Thursday, October 28, 2010

Mustache Philosophy

"If you ever start taking things too seriously, just remember that we are talking monkeys on an organic spaceship flying through the universe."  - Joe Rogan

Wednesday, October 27, 2010


LUSH is officially the most ingenious cosmetic company on earth. A brandy scented massage bar with a mustache on it, brilliant!

Tuesday, October 26, 2010

Billy Dee Williams

In the late 70's and early 80's things were going perfect for Billy, he had a glorious mustache, he was making Star-Wars films, selling malt liquor, and banging strippers daily (despite being married), that is until he started to hang-out with the wrong crowd, you know, those bare lipped types. Before he knew it Billy and his bare lip were divorced and in prison for giving Colt 45 to under age girls, where he now gets raw dogged in the shower every morning because "he's that bitch from Star-Wars."

Monday, October 25, 2010

Mustache Keychain

Thank you Jeff, you are a true gentleman, and I will protect this key chain with my life.

Family Portrait

I know it's a long shot, but I am already lobbying for this picture to be on our Christmas cards this year. I'm just worried that the shirt I am wearing will give my wife veto power.

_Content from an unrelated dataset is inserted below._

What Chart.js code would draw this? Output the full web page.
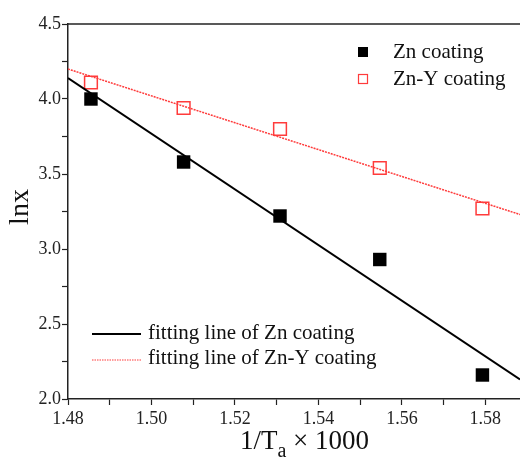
<!DOCTYPE html>
<html>
<head>
<meta charset="utf-8">
<script src="https://cdn.jsdelivr.net/npm/chart.js@4"></script>
<style>
  html, body { margin: 0; padding: 0; background: #fff; }
  #wrap { width: 520px; height: 459px; }
</style>
</head>
<body>
<div id="wrap"><canvas id="arrheniusChart" width="520" height="459"></canvas></div>
<script>
// 1/Ta x 1000 values
var invTemp = [1.4855, 1.5077, 1.5308, 1.5547, 1.5793];
// lnx for each coating
var znValues = [4.00, 3.58, 3.22, 2.93, 2.16];
var znYValues = [4.11, 3.94, 3.80, 3.54, 3.27];
// fitting lines, read at both ends of the x range
var fitX = [1.48, 1.5883];
var znFit = [4.14, 2.13];
var znYFit = [4.20, 3.23];

var RED = '#ff3b3b';
var FONT = '"Liberation Serif", "Times New Roman", serif';
Chart.defaults.font.family = FONT;

function toPoints(xs, ys) {
  return xs.map(function (x, i) { return { x: x, y: ys[i] }; });
}

// Draws the top frame line, the axis titles and the two legends
var decorations = {
  id: 'decorations',
  afterDraw: function (chart) {
    var ctx = chart.ctx;
    var area = chart.chartArea;
    ctx.save();

    // top frame
    ctx.strokeStyle = '#222';
    ctx.lineWidth = 1.5;
    ctx.beginPath();
    ctx.moveTo(area.left, area.top);
    ctx.lineTo(area.right, area.top);
    ctx.stroke();

    ctx.fillStyle = '#111';

    // y title
    ctx.save();
    ctx.translate(21, 207);
    ctx.rotate(-Math.PI / 2);
    ctx.textAlign = 'center';
    ctx.textBaseline = 'middle';
    ctx.font = '28px ' + FONT;
    ctx.fillText('lnx', 0, 0);
    ctx.restore();

    // x title with subscript
    ctx.textAlign = 'left';
    ctx.textBaseline = 'alphabetic';
    var startX = 240;
    var baseY = 449;
    ctx.font = '27px ' + FONT;
    ctx.fillText('1/T', startX, baseY);
    var w1 = ctx.measureText('1/T').width;
    ctx.font = '20px ' + FONT;
    ctx.fillText('a', startX + w1, baseY + 8);
    var w2 = ctx.measureText('a').width;
    ctx.font = '27px ' + FONT;
    ctx.fillText(' \u00d7 1000', startX + w1 + w2, baseY);

    // marker legend (top right)
    ctx.textBaseline = 'middle';
    ctx.font = '21px ' + FONT;
    ctx.fillStyle = '#000';
    ctx.fillRect(358, 47, 10, 10);
    ctx.fillStyle = '#111';
    ctx.fillText('Zn coating', 393, 52);
    ctx.strokeStyle = RED;
    ctx.lineWidth = 1.2;
    ctx.strokeRect(358.5, 74.5, 9, 9);
    ctx.fillText('Zn-Y coating', 393, 79);

    // line legend (bottom left)
    ctx.strokeStyle = '#000';
    ctx.lineWidth = 2;
    ctx.beginPath();
    ctx.moveTo(92, 334);
    ctx.lineTo(141, 334);
    ctx.stroke();
    ctx.fillText('fitting line of Zn coating', 148, 333);
    ctx.strokeStyle = RED;
    ctx.lineWidth = 1.2;
    ctx.setLineDash([1.5, 1]);
    ctx.beginPath();
    ctx.moveTo(92, 360);
    ctx.lineTo(141, 360);
    ctx.stroke();
    ctx.setLineDash([]);
    ctx.fillText('fitting line of Zn-Y coating', 148, 358);

    ctx.restore();
  }
};

var ctx = document.getElementById('arrheniusChart').getContext('2d');
window.arrheniusChart = new Chart(ctx, {
  type: 'scatter',
  data: {
    datasets: [{
      label: 'fitting line of Zn coating',
      type: 'line',
      data: toPoints(fitX, znFit),
      borderColor: '#000',
      borderWidth: 2,
      pointRadius: 0,
      fill: false
    }, {
      label: 'fitting line of Zn-Y coating',
      type: 'line',
      data: toPoints(fitX, znYFit),
      borderColor: RED,
      borderWidth: 1.5,
      borderDash: [2, 1],
      pointRadius: 0,
      fill: false
    }, {
      label: 'Zn coating',
      data: toPoints(invTemp, znValues),
      pointStyle: 'rect',
      pointRadius: 9.5,
      backgroundColor: '#000',
      borderColor: '#000',
      borderWidth: 0
    }, {
      label: 'Zn-Y coating',
      data: toPoints(invTemp, znYValues),
      pointStyle: 'rect',
      pointRadius: 9,
      backgroundColor: 'rgba(0,0,0,0)',
      borderColor: RED,
      borderWidth: 1.5
    }]
  },
  options: {
    responsive: false,
    animation: false,
    layout: { autoPadding: false, padding: { top: 24, right: 0, left: 0, bottom: 0 } },
    plugins: {
      legend: { display: false },
      tooltip: { enabled: false }
    },
    scales: {
      x: {
        type: 'linear',
        min: 1.48,
        max: 1.5883,
        afterFit: function (scale) {
          scale.height = 60;
          scale.paddingLeft = 0;
          scale.paddingRight = 0;
        },
        afterBuildTicks: function (scale) {
          var ticks = [];
          for (var i = 0; i <= 10; i++) {
            ticks.push({ value: Math.round((1.48 + i * 0.01) * 1000) / 1000 });
          }
          scale.ticks = ticks;
        },
        border: { color: '#222', width: 1.5 },
        grid: { drawOnChartArea: false, tickLength: 6, color: '#222', tickWidth: 1.2 },
        ticks: {
          color: '#222',
          font: { family: FONT, size: 18 },
          padding: 3,
          maxRotation: 0,
          autoSkip: false,
          callback: function (v) {
            var k = Math.round(v * 100);
            return k % 2 === 0 ? v.toFixed(2) : '';
          }
        }
      },
      y: {
        min: 2.0,
        max: 4.5,
        afterFit: function (scale) {
          scale.width = 68;
          scale.paddingTop = 0;
          scale.paddingBottom = 0;
        },
        border: { color: '#222', width: 1.5 },
        grid: { drawOnChartArea: false, tickLength: 6, color: '#222', tickWidth: 1.2 },
        ticks: {
          stepSize: 0.25,
          color: '#222',
          font: { family: FONT, size: 18 },
          padding: 1,
          autoSkip: false,
          callback: function (v) {
            var k = Math.round(v * 100);
            return k % 50 === 0 ? v.toFixed(1) : '';
          }
        }
      }
    }
  },
  plugins: [decorations]
});
</script>
</body>
</html>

Thursday, October 21, 2010

Walter Brimley Sets Guinness World Record

Most of you probably thought Walter Brimley was dead, but you are wrong. Walter came out of his Salt Lake City nursing home today to set the new world record for most diabetic Mormon mustache rides in a 24 hour period with 3, smashing the old record of 1.

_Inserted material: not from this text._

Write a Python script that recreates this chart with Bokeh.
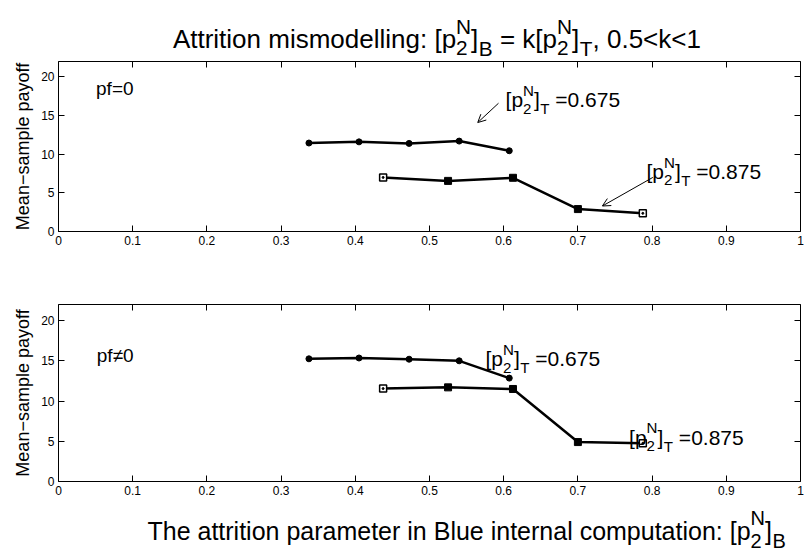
from bokeh.plotting import figure
from bokeh.layouts import column
from bokeh.models import Label, Arrow, OpenHead, LinearAxis, Range1d, FixedTicker
from bokeh.embed import file_html
from bokeh.resources import INLINE

# ---------------- data ----------------
x_ticks = [0, 0.1, 0.2, 0.3, 0.4, 0.5, 0.6, 0.7, 0.8, 0.9, 1.0]
x_tick_labels = ["0", "0.1", "0.2", "0.3", "0.4", "0.5", "0.6", "0.7", "0.8", "0.9", "1"]
y_ticks = [0, 5, 10, 15, 20]
y_tick_labels = ["0", "5", "10", "15", "20"]

# [p2N]_B values for the two true attrition parameters
x_b_675 = [0.3375, 0.405, 0.4725, 0.54, 0.6075]
x_b_875 = [0.4375, 0.525, 0.6125, 0.7, 0.7875]

# mean-sample payoff, pf = 0
payoff_pf0_675 = [11.45, 11.6, 11.4, 11.7, 10.45]
payoff_pf0_875 = [7.0, 6.55, 6.95, 2.9, 2.35]
# mean-sample payoff, pf != 0
payoff_pfn0_675 = [15.25, 15.35, 15.2, 15.0, 12.85]
payoff_pfn0_875 = [11.55, 11.7, 11.5, 4.9, 4.75]

FONT = "Liberation Sans"

# Arial / Liberation Sans advance widths (1/1000 em)
W = {' ': 278, 'A': 667, 'B': 667, 'N': 722, 'T': 611, 'M': 833,
     'a': 556, 'b': 556, 'c': 500, 'd': 556, 'e': 556, 'f': 278, 'g': 556,
     'h': 556, 'i': 222, 'k': 500, 'l': 222, 'm': 833, 'n': 556, 'o': 556,
     'p': 556, 'r': 333, 's': 500, 't': 278, 'u': 556, 'y': 500,
     '.': 278, ',': 278, ':': 278, '[': 278, ']': 278, '=': 584, '<': 584,
     '\u2260': 549, '\u2212': 584}


def tw(s, size):
    return sum(W.get(c, 556) for c in s) / 1000.0 * size


def rich(p, x, y, parts, size, ss=0.72, center=False, sup=0.45, sub=0.42):
    """Place a text with sub/superscripts from pieces, anchored at data (x, y)."""
    small = size * ss
    items = []
    ox = 0.0
    for kind, txt in parts:
        if kind == "n":
            lead = len(txt) - len(txt.lstrip(" "))
            ox += tw(" " * lead, size)
            body = txt.strip(" ")
            items.append((body, size, ox, 0.0))
            ox += tw(body, size)
        elif kind == "sub":
            items.append((txt, small, ox + 0.02 * size, -sub * size))
            ox += tw(txt, small) + 0.02 * size
        elif kind == "ss":
            a, b = txt
            items.append((a, small, ox, sup * size))
            items.append((b, small, ox, -sub * size))
            ox += max(tw(a, small), tw(b, small))
    shift = -ox / 2.0 if center else 0.0
    for txt, sz, dx, dy in items:
        p.add_layout(Label(x=x, y=y, x_offset=dx + shift, y_offset=dy, text=txt,
                           text_font=FONT, text_font_size=f"{sz:.1f}px",
                           text_color="black", text_align="left",
                           text_baseline="alphabetic"))


def text_fig(h):
    p = figure(frame_width=742, frame_height=h, x_range=Range1d(0, 1), y_range=Range1d(0, h),
               output_backend="svg", toolbar_location=None,
               x_axis_location=None, y_axis_location=None,
               min_border_left=58, min_border_right=4, min_border_top=0, min_border_bottom=0)
    p.xgrid.visible = False
    p.ygrid.visible = False
    p.outline_line_color = None
    return p


def make_fig(top, bottom, frame_h):
    p = figure(frame_width=742, frame_height=frame_h,
               x_range=Range1d(0, 1), y_range=Range1d(0, 22),
               output_backend="svg", toolbar_location=None,
               min_border_left=58, min_border_right=4,
               min_border_top=top, min_border_bottom=bottom,
               background_fill_color="white", border_fill_color="white")
    p.xgrid.visible = False
    p.ygrid.visible = False
    p.outline_line_color = None
    p.add_layout(LinearAxis(), "right")
    p.add_layout(LinearAxis(), "above")
    for ax in p.xaxis:
        ax.ticker = FixedTicker(ticks=x_ticks)
        ax.major_label_overrides = dict(zip(x_ticks, x_tick_labels))
    for ax in p.yaxis:
        ax.ticker = FixedTicker(ticks=y_ticks)
        ax.major_label_overrides = dict(zip(y_ticks, y_tick_labels))
    for ax in p.axis:
        ax.axis_line_color = "black"
        ax.axis_line_width = 1
        ax.major_tick_in = 6
        ax.major_tick_out = 0
        ax.major_tick_line_color = "black"
        ax.minor_tick_line_color = None
        ax.major_label_text_font = FONT
        ax.major_label_text_font_size = "12px"
        ax.major_label_text_color = "black"
        ax.major_label_standoff = 4
    p.right[0].major_label_overrides = {t: "" for t in y_ticks}
    p.above[0].major_label_overrides = {t: "" for t in x_ticks}
    p.right[0].major_label_standoff = 0
    p.above[0].major_label_standoff = 0
    p.yaxis[0].axis_label = "Mean\u2212sample payoff"
    p.yaxis[0].axis_label_text_font = FONT
    p.yaxis[0].axis_label_text_font_size = "18px"
    p.yaxis[0].axis_label_text_font_style = "normal"
    p.yaxis[0].axis_label_text_color = "black"
    p.yaxis[0].axis_label_standoff = 5
    return p


def draw_series(p, xs, ys, marker):
    p.line(xs, ys, line_color="black", line_width=2.5)
    if marker == "circle":
        p.scatter(xs, ys, marker="circle", size=6, fill_color="black", line_color="black")
    else:
        p.scatter(xs[1:-1], ys[1:-1], marker="square", size=7, fill_color="black", line_color="black")
        ends_x = [xs[0], xs[-1]]
        ends_y = [ys[0], ys[-1]]
        p.scatter(ends_x, ends_y, marker="square", size=7, fill_color="white",
                  line_color="black", line_width=1.5)
        p.scatter(ends_x, ends_y, marker="circle", size=2, fill_color="black", line_color="black")


def label_pT(p, x, y, val):
    rich(p, x, y, [("n", "[p"), ("ss", ("N", "2")), ("n", "]"), ("sub", "T"),
                   ("n", " =" + val)], 21)


# ---------------- title strip ----------------
title_fig = text_fig(60)
rich(title_fig, 0.51, 21.5,
     [("n", "Attrition mismodelling: [p"), ("ss", ("N", "2")), ("n", "]"), ("sub", "B"),
      ("n", " = k[p"), ("ss", ("N", "2")), ("n", "]"), ("sub", "T"), ("n", ", 0.5<k<1")],
     26, ss=0.8, center=True, sup=0.5, sub=0.36)

# ---------------- top panel (pf = 0) ----------------
top = make_fig(1, 34, 170)
draw_series(top, x_b_675, payoff_pf0_675, "circle")
draw_series(top, x_b_875, payoff_pf0_875, "square")
top.add_layout(Label(x=0.0506, y=18.45, text="pf=0", text_font=FONT, text_font_size="19px",
                     text_color="black", text_baseline="alphabetic"))
label_pT(top, 0.6025, 17.05, "0.675")
label_pT(top, 0.7925, 7.75, "0.875")
top.add_layout(Arrow(end=OpenHead(size=8, line_width=1, line_color="black"),
                     x_start=0.593, y_start=16.6, x_end=0.565, y_end=14.1,
                     line_width=1, line_color="black"))
top.add_layout(Arrow(end=OpenHead(size=8, line_width=1, line_color="black"),
                     x_start=0.801, y_start=7.0, x_end=0.733, y_end=3.3,
                     line_width=1, line_color="black"))

# ---------------- bottom panel (pf != 0) ----------------
bot = make_fig(39, 20, 177)
draw_series(bot, x_b_675, payoff_pfn0_675, "circle")
draw_series(bot, x_b_875, payoff_pfn0_875, "square")
bot.add_layout(Label(x=0.0516, y=15.65, text="pf\u22600", text_font=FONT, text_font_size="19px",
                     text_color="black", text_baseline="alphabetic"))
label_pT(bot, 0.5755, 15.25, "0.675")
label_pT(bot, 0.769, 5.5, "0.875")

# ---------------- x-axis title strip ----------------
xlab_fig = text_fig(49)
rich(xlab_fig, 0.55, 20,
     [("n", "The attrition parameter in Blue internal computation: [p"), ("ss", ("N", "2")),
      ("n", "]"), ("sub", "B")],
     25, ss=0.8, center=True, sup=0.5, sub=0.4)

layout = column(title_fig, top, bot, xlab_fig, spacing=0)
open("out.html", "w").write(file_html(layout, INLINE))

Wednesday, October 20, 2010

Mustache Memories

The wife and I were cleaning out the spare bedroom closet last night to make room for the new baby coming in December, when I came across this picture stuffed in the bottom of a shoe box. This is from a fishing trip in Canada from 2005. I was on the banks of Lac Seul at The Golden Fawn Lodge hauling in a walleye with every cast, when jealousy got the better of this hungry bear, and he charged me, luckily I always keep a couple of ninja stars in my back pocket, and was able to throw one in the bears jugular vein before he could get his paws on my walleye, and that night my mustache and I enjoyed bear steak and fried walleye.

Mustache Lifestyle

Monday, October 18, 2010

Mustache On The Run

Arizona Mustache Gets Political

Arizona democratic incumbent Raul Grijalva was feeling the pinch of the current political trend of rich white people wanting smaller government and was lagging behind in polls, until his advisors revamped his campaign putting his mustache front and center. After his official campaign page was restructured with this photo, he began surging in the polls.

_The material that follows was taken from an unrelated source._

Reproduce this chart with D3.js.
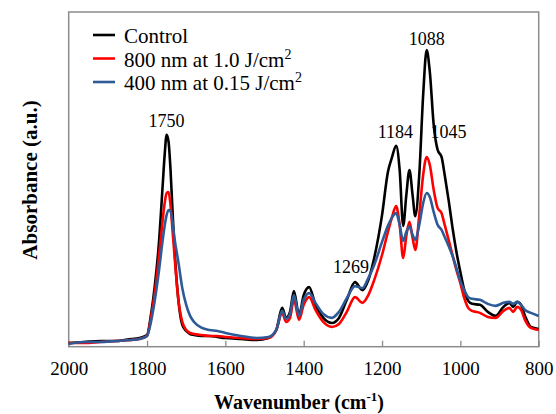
<!DOCTYPE html>
<html>
<head>
<meta charset="utf-8">
<script src="https://cdn.jsdelivr.net/npm/d3@7"></script>
<style>
  body { margin: 0; background: #fff; }
</style>
</head>
<body>
<div id="chart"></div>
<script>
// wavenumbers (cm-1) shared by all three spectra
var wavenumber = [2000, 1960, 1920, 1880, 1840, 1820, 1800, 1790, 1780, 1770, 1760, 1755, 1750, 1745, 1740, 1735, 1730, 1720, 1710, 1700,
  1690, 1680, 1660, 1640, 1620, 1600, 1560, 1520, 1490, 1470, 1455, 1445, 1435, 1425, 1412, 1400, 1386, 1370, 1350, 1328,
  1310, 1290, 1269, 1250, 1235, 1220, 1200, 1185, 1175, 1164, 1155, 1146, 1138, 1130, 1122, 1115, 1105, 1095, 1086, 1078,
  1068, 1058, 1048, 1040, 1030, 1020, 1010, 1000, 990, 980, 970, 950, 930, 910, 890, 875, 865, 855, 845, 835, 820, 800]

var control = [0.011, 0.014, 0.017, 0.017, 0.023, 0.026, 0.035, 0.095, 0.184, 0.304, 0.483, 0.573, 0.633, 0.612, 0.528, 0.408, 0.295, 0.140, 0.065, 0.047,
  0.038, 0.035, 0.032, 0.032, 0.029, 0.026, 0.023, 0.020, 0.026, 0.050, 0.116, 0.086, 0.104, 0.166, 0.095, 0.154, 0.178, 0.125, 0.086, 0.071,
  0.086, 0.140, 0.193, 0.169, 0.199, 0.265, 0.393, 0.522, 0.564, 0.600, 0.528, 0.361, 0.453, 0.528, 0.453, 0.390, 0.513, 0.752, 0.886, 0.821,
  0.662, 0.588, 0.567, 0.513, 0.438, 0.355, 0.283, 0.223, 0.169, 0.137, 0.128, 0.125, 0.104, 0.092, 0.119, 0.131, 0.119, 0.134, 0.125, 0.092, 0.059, 0.053]

var nm800 = [0.011, 0.011, 0.014, 0.017, 0.020, 0.023, 0.032, 0.086, 0.163, 0.265, 0.379, 0.429, 0.459, 0.462, 0.423, 0.349, 0.274, 0.140, 0.074, 0.050,
  0.041, 0.038, 0.035, 0.032, 0.032, 0.029, 0.026, 0.023, 0.026, 0.050, 0.101, 0.074, 0.086, 0.140, 0.080, 0.125, 0.148, 0.110, 0.074, 0.059,
  0.068, 0.104, 0.148, 0.131, 0.154, 0.199, 0.274, 0.343, 0.385, 0.420, 0.364, 0.265, 0.331, 0.373, 0.325, 0.289, 0.393, 0.513, 0.567, 0.543,
  0.468, 0.414, 0.399, 0.364, 0.319, 0.274, 0.229, 0.190, 0.145, 0.116, 0.107, 0.101, 0.089, 0.086, 0.107, 0.116, 0.104, 0.119, 0.110, 0.080, 0.056, 0.050]

var nm400 = [0.008, 0.014, 0.014, 0.017, 0.020, 0.023, 0.032, 0.074, 0.140, 0.223, 0.319, 0.361, 0.393, 0.408, 0.405, 0.373, 0.325, 0.253, 0.175, 0.125,
  0.092, 0.074, 0.056, 0.050, 0.047, 0.041, 0.032, 0.026, 0.029, 0.050, 0.107, 0.083, 0.098, 0.154, 0.092, 0.140, 0.160, 0.131, 0.098, 0.086,
  0.104, 0.145, 0.181, 0.175, 0.205, 0.244, 0.313, 0.361, 0.385, 0.399, 0.364, 0.316, 0.343, 0.358, 0.334, 0.319, 0.364, 0.429, 0.459, 0.447,
  0.402, 0.364, 0.349, 0.328, 0.301, 0.271, 0.235, 0.196, 0.169, 0.148, 0.143, 0.140, 0.128, 0.122, 0.131, 0.134, 0.128, 0.134, 0.125, 0.110, 0.101, 0.092]

var seriesNames = ["Control", "800 nm at 1.0 J/cm", "400 nm at 0.15 J/cm"]
var seriesColors = ["#000000", "#ff0000", "#2e5a97"]
var xTicks = [2000, 1800, 1600, 1400, 1200, 1000, 800]

// peak labels: [wavenumber position, absorbance position, text]
var peakLabels = [
  [1750, 0.655, "1750"],
  [1086, 0.900, "1088"],
  [1166, 0.625, "1184"],
  [1030, 0.625, "1045"],
  [1279, 0.220, "1269"]
]

var serif = "'Liberation Serif'"

var width = 556, height = 414
var svg = d3.select("#chart").append("svg")
  .attr("width", width)
  .attr("height", height)

var x = d3.scaleLinear()
  .domain([2000, 800])
  .range([68.7, 538.7])

var y = d3.scaleLinear()
  .domain([0, 1])
  .range([346.7, 12])

// frame
svg.append("rect")
  .attr("x", x(2000))
  .attr("y", y(1))
  .attr("width", x(800) - x(2000))
  .attr("height", y(0) - y(1))
  .attr("fill", "none")
  .attr("stroke", "#8c8c8c")
  .attr("stroke-width", 1.5)

// bottom axis, ticks pointing inward
var xAxis = svg.append("g")
  .attr("transform", "translate(0," + y(0) + ")")
  .call(d3.axisBottom(x).tickValues(xTicks).tickSizeInner(-6).tickSizeOuter(0).tickPadding(15).tickFormat(d3.format("d")))

xAxis.attr("font-family", null)
xAxis.select(".domain").remove()
xAxis.selectAll(".tick line").attr("stroke", "#8c8c8c").attr("stroke-width", 1.3)
xAxis.selectAll(".tick text")
  .style("font-family", serif)
  .attr("font-size", 19)
  .attr("fill", "#000")

var spectra = [control, nm800, nm400]

var line = d3.line()
  .x(d => x(d[0]))
  .y(d => y(d[1]))
  .curve(d3.curveMonotoneX)

svg.selectAll(".spectrum")
  .data(spectra)
  .enter()
  .append("path")
  .attr("class", "spectrum")
  .attr("d", s => line(wavenumber.map((w, i) => [w, s[i]])))
  .attr("fill", "none")
  .attr("stroke", (s, i) => seriesColors[i])
  .attr("stroke-width", 2.6)
  .attr("stroke-linejoin", "round")

// peak labels
svg.selectAll(".peak")
  .data(peakLabels)
  .enter()
  .append("text")
  .attr("class", "peak")
  .attr("x", d => x(d[0]))
  .attr("y", d => y(d[1]))
  .attr("text-anchor", "middle")
  .style("font-family", serif)
  .attr("font-size", 18)
  .text(d => d[2])

// legend
var legend = svg.selectAll(".legend")
  .data(seriesNames)
  .enter()
  .append("g")
  .attr("class", "legend")
  .attr("transform", (d, i) => "translate(93," + (35 + i * 23.5) + ")")

legend.append("line")
  .attr("x1", 0)
  .attr("x2", 22)
  .attr("stroke", (d, i) => seriesColors[i])
  .attr("stroke-width", 2.6)

var legendText = legend.append("text")
  .attr("x", 31)
  .attr("y", 8)
  .style("font-family", serif)
  .attr("font-size", 21)
  .text(d => d)

legendText.filter((d, i) => i > 0)
  .append("tspan")
  .attr("dy", -8)
  .attr("font-size", 14)
  .text("2")

// axis titles
svg.append("text")
  .attr("x", 299)
  .attr("y", 409)
  .attr("text-anchor", "middle")
  .style("font-family", serif)
  .attr("font-size", 20)
  .attr("font-weight", "bold")
  .text("Wavenumber (cm")
  .call(t => t.append("tspan").attr("dy", -8).attr("font-size", 13).text("-1"))
  .call(t => t.append("tspan").attr("dy", 8).text(")"))

svg.append("text")
  .attr("transform", "translate(37,180) rotate(-90)")
  .attr("text-anchor", "middle")
  .style("font-family", serif)
  .attr("font-size", 21)
  .attr("font-weight", "bold")
  .text("Absorbance (a.u.)")
</script>
</body>
</html>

Quick to recognize the power of a mustache the Arizona Republican Party began sending out these mailers as soon as possible, but with a much different looking mustache, and is sure to feel the backlash from the mustache community.

Thursday, October 14, 2010

Mustache Bags World Record Elk

Denny Austad of Ammon, Idaho killed this monster elk last January with his bare hands. The story goes that Denny was camping in the Utah mountains with his grandchildren, when out of nowhere the elk charged their camp and tried to dry hump his 11 year old grandson. That's when Denny went into action hitting the enormous elk with a 5 punch combo before securing a rear naked choke, suffocating the animal to death, and pulling off an amazing feat that no bare lipped pussy could.

Tuesday, October 12, 2010

Gunnar Paasche

Gunnar has battled a lifetime of mustache discrimination, constantly fighting mustache enhancing drug allegations. Gunnar contends that his follicles are all natural, and he simpled started giving large women mustache rides at a young age to put food on the table, because his father abandoned the family. No matter what the truth is, one thing cannot be denied, that this is one incredible mustache, that is so charismatic it even makes a ridiculous flat top, and disgusting leather skin look good.

Monday, October 11, 2010

99.99% of the time a mustache helps you get laid, but this example goes against everything awesome and masculine that a lip sweater represents. Hopefully the mustache gods will extract some karmic revenge on this guy.

Wednesday, October 6, 2010

Mother Nature Loves A Mustache

As outdoors men have long known, it is a good idea to let your upper lip whiskers grow for a few days before heading out into the woods for any period of time. A mustache helps prevent forest fires, thwarts bear attacks, and guarantees you will never get lost out in nature.

John Jacob Schmidt

This mustache paid for it's Princeton education by wrestling alligators at night, until he was drafted after Pearl Harbor. After the Normandy Invasion, he met a French model, and once the war ended they moved to Barbados together and opened up a snorkeling outfitter.

Monday, October 4, 2010

Vulva Smashing Literary Mustache

John Steinbeck grew up in a California frontier town. Where his mustache spent the summers working local ranches, and his summer nights fucking farmer's daughters, before he caught a 20 gauge slug to his left kidney from an unhappy father, and was bed ridden for an entire summer. For therapeutic reasons he put pen to paper, and the rest is history.

Did you know?

Did you know that before he grew the obligatory revolutionary beard, a young Fidel Castro used to impress the ladies with a dapper mustache?